Hem seçimi kazanmış, hem yeni AK Parti grubunu kendisi dizayn etmiş bir Gül için “yol haritası” başbakanlığa uzanır.
Peki bu güçleri kazanacak Gül, Çankaya’dan yönetimin “fiili başkanlık” formatında bir “mutemet adamlığı” kabul eder mi?
Çankaya’dan talimatlarla hükümetin başı olan “yes man” olur mu?
Bu soruya “EVET” cevabını ikisini de tanıyan kimse veremez.
Gül de “bu şartlarda düşünmem” mesajını vermedi mi?
O halde “fiili başkanlık” 2015’e kadar bir “deneme” gibi görülmelidir.
Mehmet Barlas da SABAH’taki başyazısında gerçekçi bir bakışla fiili başkanlığın “geçici” olabileceğini işaret ediyor.
Yanılmıyorsam fiili başkanlık, “2015’e kadar bir görelim, sonrasına bakarız” dipnotuyla gündemde.

YENİ ANAYASA KARTI

ERDOĞAN için “Gül” ya da bir “mutemet başbakan” formüllerinin dışında 3’üncü yola da bakalım.
“Başkanlık sistemine göre kurgulanmış yeni Anayasa” umuduna...
“Dar bölge” ya da “daraltılmış bölge” sistemlerinden biriyle 2015 seçimlerine girmek, böylece “Meclis’te yeni Anayasa yapacak çoğunluğu sağlamak” hevesi artık “çıkmaza girmiş” görünmekte.
Anayasa Mahkemesi’nin “temsilde adalet” ilkesi gereği “dar” ya da “daraltılmış” bölgelere “iptal” etiketi yapıştıracağı görüldü.
2015’te sandıklara mevcut seçim kanunuyla ve barajlı olarak gidileceği açıklandı.
Bu durumda Anayasa’yı Meclis’te -doğrudan- veya -referandum- yoluyla değiştirecek Meclis çoğunluğu artık “hayal...”
.........................
İki seçenek görünmekte.
Ya...
“2015 sonrası” da...
“Mutemet başbakan ve mutemet parti genel başkanı ile devam edilecektir.”
“Böylece fiili başkanlık, siyasal içtihata dönüşecektir.”
Ya da...
“Gül hem başbakan hem parti genel başkanı olacaktır.
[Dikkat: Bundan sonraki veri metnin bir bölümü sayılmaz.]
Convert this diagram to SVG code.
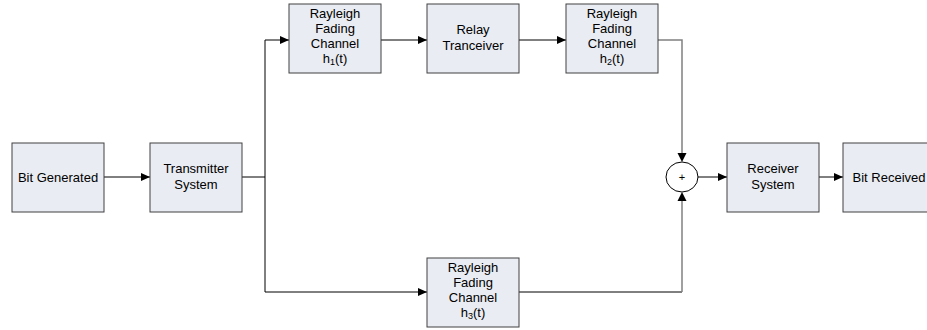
<svg xmlns="http://www.w3.org/2000/svg" width="927" height="330" viewBox="0 0 927 330">
<defs>
<style>
.box{fill:#e9ecf2;stroke:#404040;stroke-width:1}
.t{font-family:"Liberation Sans",Arial,sans-serif;font-size:13px;fill:#000;text-anchor:middle}
.sub{font-size:9px}
.c{fill:none;stroke:#000;stroke-width:1}
.g{fill:none;stroke:#808080;stroke-width:1.5}
</style>
<marker id="ah" markerWidth="10" markerHeight="8" refX="9" refY="4" orient="auto" markerUnits="userSpaceOnUse">
<path d="M0,0 L9,4 L0,8 Z" fill="#000"/>
</marker>
</defs>
<rect width="927" height="330" fill="#fff"/>
<g id="connectors">
<line class="c" x1="104" y1="177" x2="150" y2="177" marker-end="url(#ah)"/>
<polyline class="c" points="242,177 265,177"/>
<polyline class="c" points="265,177 265,40 289,40" marker-end="url(#ah)"/>
<polyline class="c" points="265,177 265,292 427,292" marker-end="url(#ah)"/>
<line class="c" x1="381" y1="40" x2="427" y2="40" marker-end="url(#ah)"/>
<line class="c" x1="519" y1="40" x2="566" y2="40" marker-end="url(#ah)"/>
<polyline class="g" points="658,40 682,40 682,155"/>
<path d="M677.5,153 L682,162 L686.5,153 Z" fill="#000"/>
<polyline class="c" points="519,292 682,292"/>
<polyline class="g" points="682,292 682,199"/>
<path d="M677.5,201 L682,192 L686.5,201 Z" fill="#000"/>
<line class="c" x1="698" y1="177" x2="727" y2="177" marker-end="url(#ah)"/>
<line class="c" x1="819" y1="177" x2="843" y2="177" marker-end="url(#ah)"/>
</g>
<g id="bit-generated">
<rect class="box" x="12" y="143" width="92" height="69"/>
<text class="t" x="58" y="182">Bit Generated</text>
</g>
<g id="transmitter">
<rect class="box" x="150" y="143" width="92" height="69"/>
<text class="t" x="196" y="173">Transmitter</text>
<text class="t" x="196" y="189">System</text>
</g>
<g id="channel-h1">
<rect class="box" x="289" y="4" width="92" height="69"/>
<text class="t" x="335" y="18">Rayleigh</text>
<text class="t" x="335" y="33">Fading</text>
<text class="t" x="335" y="48">Channel</text>
<text class="t" x="335" y="63">h<tspan class="sub" dy="2">1</tspan><tspan dy="-2">(t)</tspan></text>
</g>
<g id="relay">
<rect class="box" x="427" y="4" width="92" height="69"/>
<text class="t" x="473" y="34">Relay</text>
<text class="t" x="473" y="50">Tranceiver</text>
</g>
<g id="channel-h2">
<rect class="box" x="566" y="4" width="92" height="69"/>
<text class="t" x="612" y="18">Rayleigh</text>
<text class="t" x="612" y="33">Fading</text>
<text class="t" x="612" y="48">Channel</text>
<text class="t" x="612" y="63">h<tspan class="sub" dy="2">2</tspan><tspan dy="-2">(t)</tspan></text>
</g>
<g id="channel-h3">
<rect class="box" x="427" y="258" width="92" height="69"/>
<text class="t" x="473" y="272">Rayleigh</text>
<text class="t" x="473" y="287">Fading</text>
<text class="t" x="473" y="302">Channel</text>
<text class="t" x="473" y="317">h<tspan class="sub" dy="2">3</tspan><tspan dy="-2">(t)</tspan></text>
</g>
<g id="sum">
<ellipse cx="682" cy="177" rx="16" ry="15" fill="#fff" stroke="#000" stroke-width="1"/>
<text class="t" x="682" y="181" style="font-size:11px">+</text>
</g>
<g id="receiver">
<rect class="box" x="727" y="143" width="92" height="69"/>
<text class="t" x="773" y="173">Receiver</text>
<text class="t" x="773" y="189">System</text>
</g>
<g id="bit-received">
<rect class="box" x="843" y="143" width="92" height="69"/>
<text class="t" x="889" y="182">Bit Received</text>
</g>
</svg>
Erdoğan da kendisinden önceki cumhurbaşkanlarının görev ve yetki sınırlarına geri çekilecektir.”
...........................
Türkiye bunca ağır sorunlarla karşı karşıyayken “neyin olacağını görmek için nelerin olmayacağını” denemekle yorulacak anlaşılan.
Anayasası olan hukuk devletlerinde “el yordamıyla” yol aramak olmaz.
“Sınama, yanılma” yöntemlerinin kaygan zeminlerinde “patinaj” lüksü yoktur. Maçın kuralları önceden belli olmalıdır.
Oyun sürerken duruma göre kural değişmez.